10キロ2300円の米だけでしのいだ1ヶ月

「炊き出し活動のジレンマは、プライドが邪魔してか、空腹でも来ない人がいること。また食べに来ても、その場で労働や生活の相談にはつながらず、多くの人が食べたらすぐに帰ってしまった」(森さん)

 子ども食堂の場合、一緒に食べて遊ぶことで子どもとの信頼関係を築き、自然とその子が抱える問題を知るようになる。すると、例えば塾に行けない子には無料学習塾を紹介する、学校関係者に働きかけ学校でのいじめを解決するなど、スタッフが問題解決に動くケースは少なくない。

「大人の場合、互いの信頼を構築するそのワンクッションがなかった。
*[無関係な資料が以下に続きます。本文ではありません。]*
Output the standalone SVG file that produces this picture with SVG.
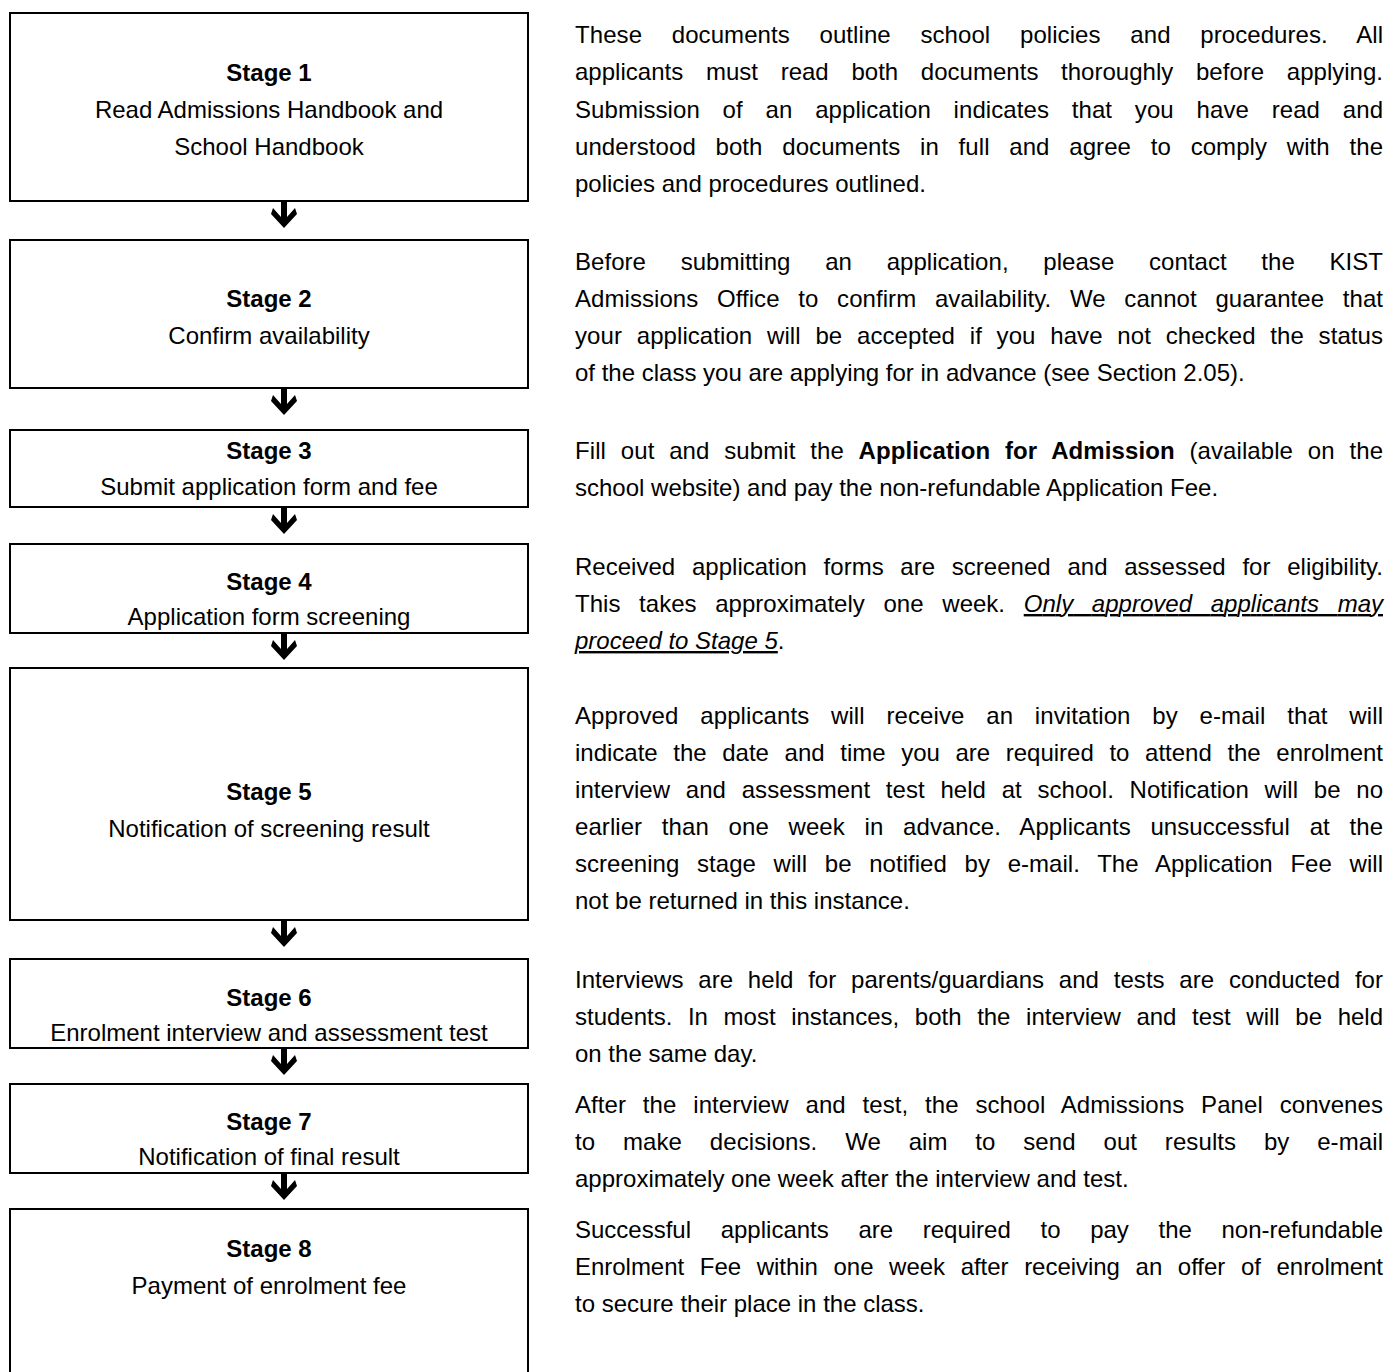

信頼関係もなく初めから“労働相談に来てください”のスタンスでは敷居が高い。必要なのは、まず自分の思いを吐露できる場所だったんです

 そこで考え出されたのが大人食堂だ。

 人目を気にしなくてもいい建物内で温かな食事をとり、スタッフと自由に話し、労働相談をしたいと思えば、そのまま別室で専門家と話す。

 このスタンスで、ユニオンとNPO法人『POSSE』とが共同で大人食堂をスタート。ちなみに、その財源は有志の寄付で賄われている。
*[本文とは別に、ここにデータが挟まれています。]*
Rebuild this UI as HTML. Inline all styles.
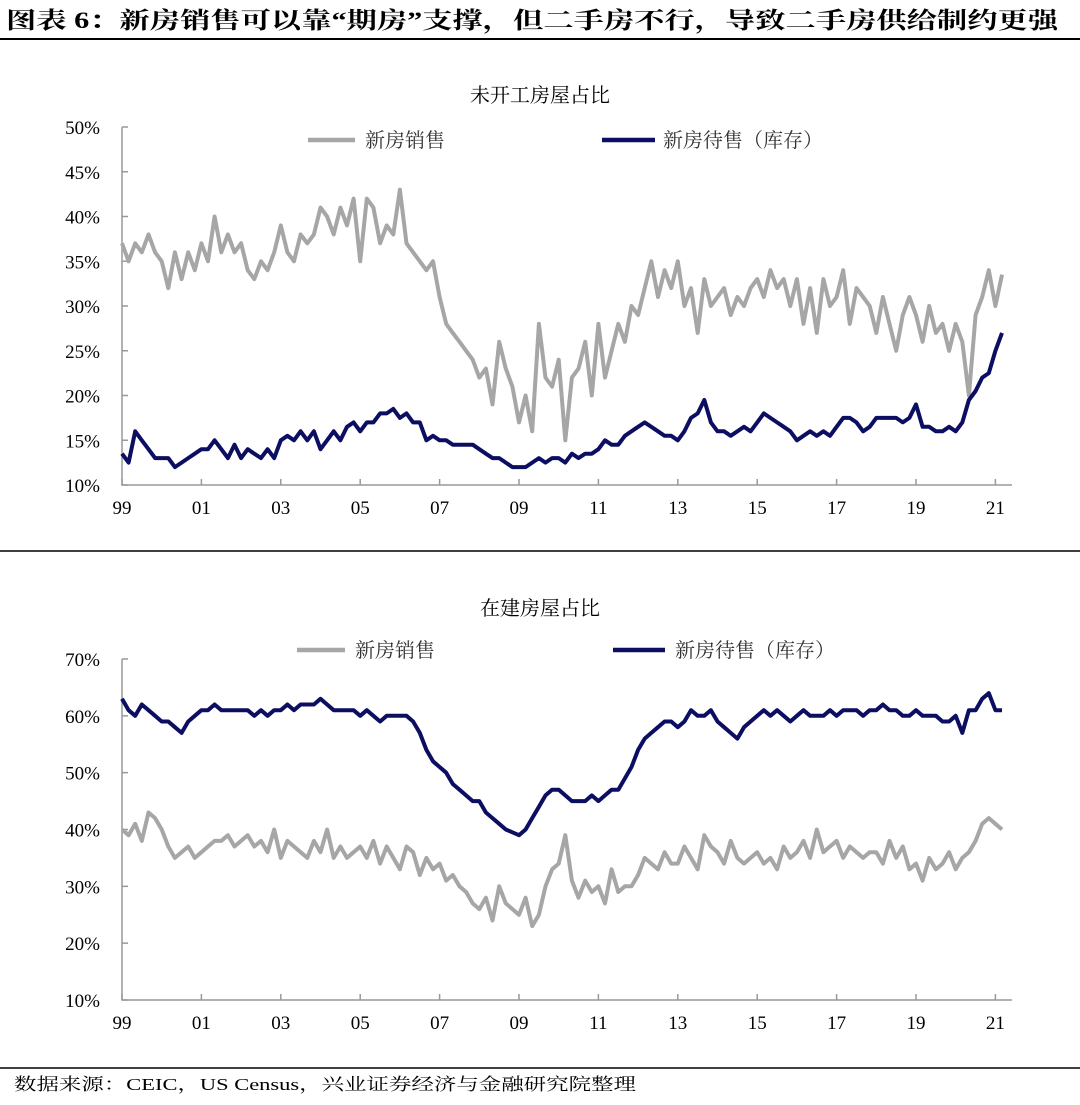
<!DOCTYPE html>
<html><head><meta charset="utf-8">
<style>
body{margin:0;background:#fff;width:1080px;height:1100px;overflow:hidden;font-family:"Liberation Serif","Noto Serif CJK SC",serif;}
svg text{font-family:"Liberation Serif","Noto Serif CJK SC",serif;}
</style></head>
<body>
<svg id="s" width="1080" height="1100" xmlns="http://www.w3.org/2000/svg">
<text x="6" y="28" font-size="23" font-weight="bold" fill="#000" textLength="1052" lengthAdjust="spacingAndGlyphs">图表 6：新房销售可以靠“期房”支撑，但二手房不行，导致二手房供给制约更强</text>
<line x1="0" y1="39" x2="1080" y2="39" stroke="#000" stroke-width="2"/>
<line x1="0" y1="551" x2="1080" y2="551" stroke="#000" stroke-width="1.5"/>
<line x1="0" y1="1068" x2="1080" y2="1068" stroke="#000" stroke-width="1.5"/>
<text x="14" y="1090" font-size="17" fill="#000" textLength="622" lengthAdjust="spacingAndGlyphs">数据来源：CEIC，US Census，兴业证券经济与金融研究院整理</text>
<g id="c1"></g>
<g id="c2"></g>
</svg>
<script>
const xTickLabels=["99","01","03","05","07","09","11","13","15","17","19","21"];
const yTicks1=[10,15,20,25,30,35,40,45,50];
const yTicks2=[10,20,30,40,50,60,70];
const sales1=[37,35,37,36,38,36, 35,32,36,33,36,34, 37,35,40,36,38,36, 37,34,33,35,34,36, 39,36,35,38,37,38, 41,40,38,41,39,42, 35,42,41,37,39,38, 43,37,36,35,34,35, 31,28,27,26,25,24, 22,23,19,26,23,21, 17,20,16,28,22,21, 24,15,22,23,26,20, 28,22,25,28,26,30, 29,32,35,31,34,32, 35,30,32,27,33,30, 31,32,29,31,30,32, 33,31,34,32,33,30, 33,28,32,27,33,30, 31,34,28,32,31,30, 27,31,28,25,29,31, 29,26,30,27,28,25, 28,26,20,29,31,34, 30,33.5];
const inv1=[13.5,12.5,16,15,14,13, 13,13,12,12.5,13,13.5, 14,14,15,14,13,14.5, 13,14,13.5,13,14,13, 15,15.5,15,16,15,16, 14,15,16,15,16.5,17, 16,17,17,18,18,18.5, 17.5,18,17,17,15,15.5, 15,15,14.5,14.5,14.5,14.5, 14,13.5,13,13,12.5,12, 12,12,12.5,13,12.5,13, 13,12.5,13.5,13,13.5,13.5, 14,15,14.5,14.5,15.5,16, 16.5,17,16.5,16,15.5,15.5, 15,16,17.5,18,19.5,17, 16,16,15.5,16,16.5,16, 17,18,17.5,17,16.5,16, 15,15.5,16,15.5,16,15.5, 16.5,17.5,17.5,17,16,16.5, 17.5,17.5,17.5,17.5,17,17.5, 19,16.5,16.5,16,16,16.5, 16,17,19.5,20.5,22,22.5, 25,27];
const sales2=[40,39,41,38,43,42, 40,37,35,36,37,35, 36,37,38,38,39,37, 38,39,37,38,36,40, 35,38,37,36,35,38, 36,40,35,37,35,36, 37,35,38,34,37,35, 33,37,36,32,35,33, 34,31,32,30,29,27, 26,28,24,30,27,26, 25,28,23,25,30,33, 34,39,31,28,31,29, 30,27,33,29,30,30, 32,35,34,33,36,34, 34,37,35,33,39,37, 36,34,38,35,34,35, 36,34,35,33,37,35, 36,38,35,40,36,37, 38,35,37,36,35,36, 36,34,38,35,37,33, 34,31,35,33,34,36, 33,35,36,38,41,42, 41,40];
const inv2=[63,61,60,62,61,60, 59,59,58,57,59,60, 61,61,62,61,61,61, 61,61,60,61,60,61, 61,62,61,62,62,62, 63,62,61,61,61,61, 60,61,60,59,60,60, 60,60,59,57,54,52, 51,50,48,47,46,45, 45,43,42,41,40,39.5, 39,40,42,44,46,47, 47,46,45,45,45,46, 45,46,47,47,49,51, 54,56,57,58,59,59, 58,59,61,60,60,61, 59,58,57,56,58,59, 60,61,60,61,60,59, 60,61,60,60,60,61, 60,61,61,61,60,61, 61,62,61,61,60,60, 61,60,60,60,59,59, 60,57,61,61,63,64, 61,61];

const NS="http://www.w3.org/2000/svg";
function mk(p,tag,a){const e=document.createElementNS(NS,tag);for(const k in a)e.setAttribute(k,a[k]);p.appendChild(e);return e;}
const x0=122, pxYear=39.7;
function xs(i){return x0+(i/6)*pxYear;}
function draw(g,o){
  const ys=v=>o.yB-(v-o.vmin)/(o.vmax-o.vmin)*(o.yB-o.yT);
  const t=mk(g,'text',{x:540,y:o.titleY,'font-size':20,'text-anchor':'middle',fill:'#000'});t.textContent=o.title;
  
  
  const ax=mk(g,'path',{d:`M${x0},${o.yT}V${o.yB}H1012`,stroke:'#999',fill:'none','stroke-width':1.5});
  
  
  o.yt.forEach(v=>{const y=ys(v);
    mk(g,'line',{x1:x0,x2:x0+6,y1:y,y2:y,stroke:'#999','stroke-width':1.5});
    const l=mk(g,'text',{x:x0-22,y:y+7,'font-size':19,'text-anchor':'end',fill:'#000'});l.textContent=v+'%';
    
    });
  xTickLabels.forEach((s,k)=>{const x=x0+k*2*pxYear;
    mk(g,'line',{x1:x,x2:x,y1:o.yB,y2:o.yB-6,stroke:'#999','stroke-width':1.5});
    const l=mk(g,'text',{x:x,y:o.yB+29,'font-size':19,'text-anchor':'middle',fill:'#000'});l.textContent=s;
    
    });
  [[o.s,'#a6a6a6','sales-line'],[o.inv,'#0b0e61','inventory-line']].forEach(([arr,c,n])=>{
    const p=mk(g,'path',{d:arr.map((v,i)=>(i?'L':'M')+xs(i).toFixed(1)+','+ys(v).toFixed(1)).join(''),stroke:c,fill:'none','stroke-width':4,'stroke-linejoin':'round'});
    
    });
  o.leg.forEach(([x1,x2,tx,c,s])=>{
    const lg=mk(g,'g',{});
    
    
    mk(lg,'line',{x1:x1,x2:x2,y1:o.legY,y2:o.legY,stroke:c,'stroke-width':4.5});
    const l=mk(lg,'text',{x:tx,y:o.legY+7,'font-size':20,fill:'#333'});l.textContent=s;});
}
draw(document.getElementById('c1'),{title:'未开工房屋占比',titleY:102,yT:127,yB:485,vmin:10,vmax:50,yt:yTicks1,s:sales1,inv:inv1,legY:140,
  leg:[[308,355,365,'#a6a6a6','新房销售'],[602,655,663,'#0b0e61','新房待售（库存）']]});
draw(document.getElementById('c2'),{title:'在建房屋占比',titleY:615,yT:659,yB:1000,vmin:10,vmax:70,yt:yTicks2,s:sales2,inv:inv2,legY:650,
  leg:[[297,345,355,'#a6a6a6','新房销售'],[613,665,675,'#0b0e61','新房待售（库存）']]});
</script>
</body></html>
 筆者の取材時、数人の利用者がスタッフと食事をしていたが、どの人も淡々と自身の抱える問題を話し、取材にも快く応じてくれた。

 57歳の男性Aさんは、今年に入ってから、建築業でのケガが労災と認められず失職した。以後、幾度の求職でも年齢のためか不採用続きだ。無職となってからは、10キロ2300円の安価な米でおにぎりだけを作り、それで1か月以上をしのいでいたという。
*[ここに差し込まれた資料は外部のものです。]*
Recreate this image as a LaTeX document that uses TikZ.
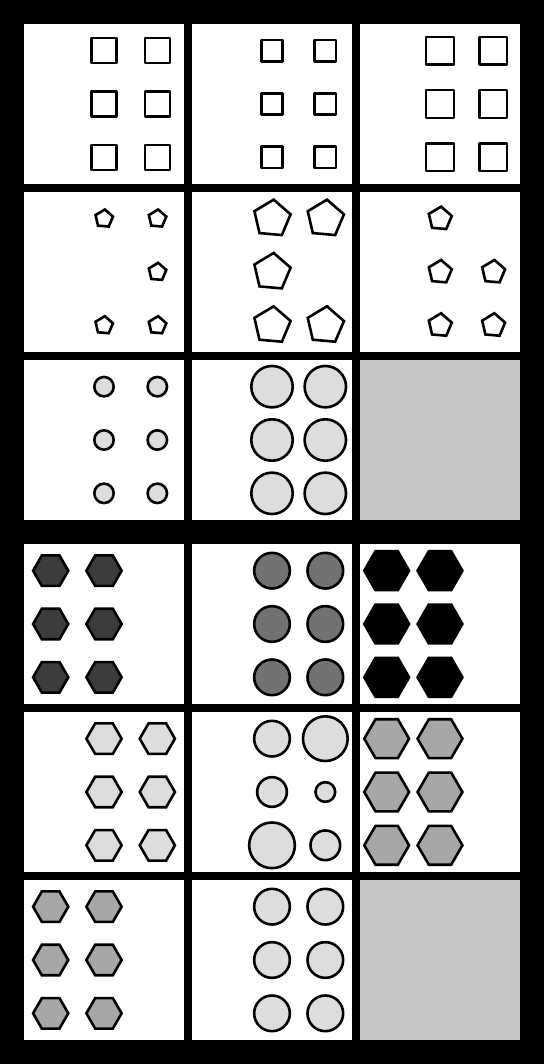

 誰とも話をすることがない生活で、おかずがない冷たい食事は心にもきつい。そんなときに見た大人食堂の貼り紙に「ご飯が食べられるなら」と立ち寄ってみると、その温かな雰囲気にAさんはすぐになじんだ。

「ここはいいね。温かい食事はうれしいし、ここのスタッフには何でも話せます。自分の悩みを人に話せたのは本当に久しぶりです」

 Aさんは「明日、介護職の面接に行きます。採用されるかはわかりませんが」と言い残して食堂をあとにした。もし就職が決まらないと生活保護も考えねばならず、そうなるとAさんはまた大人食堂を利用するかもしれない。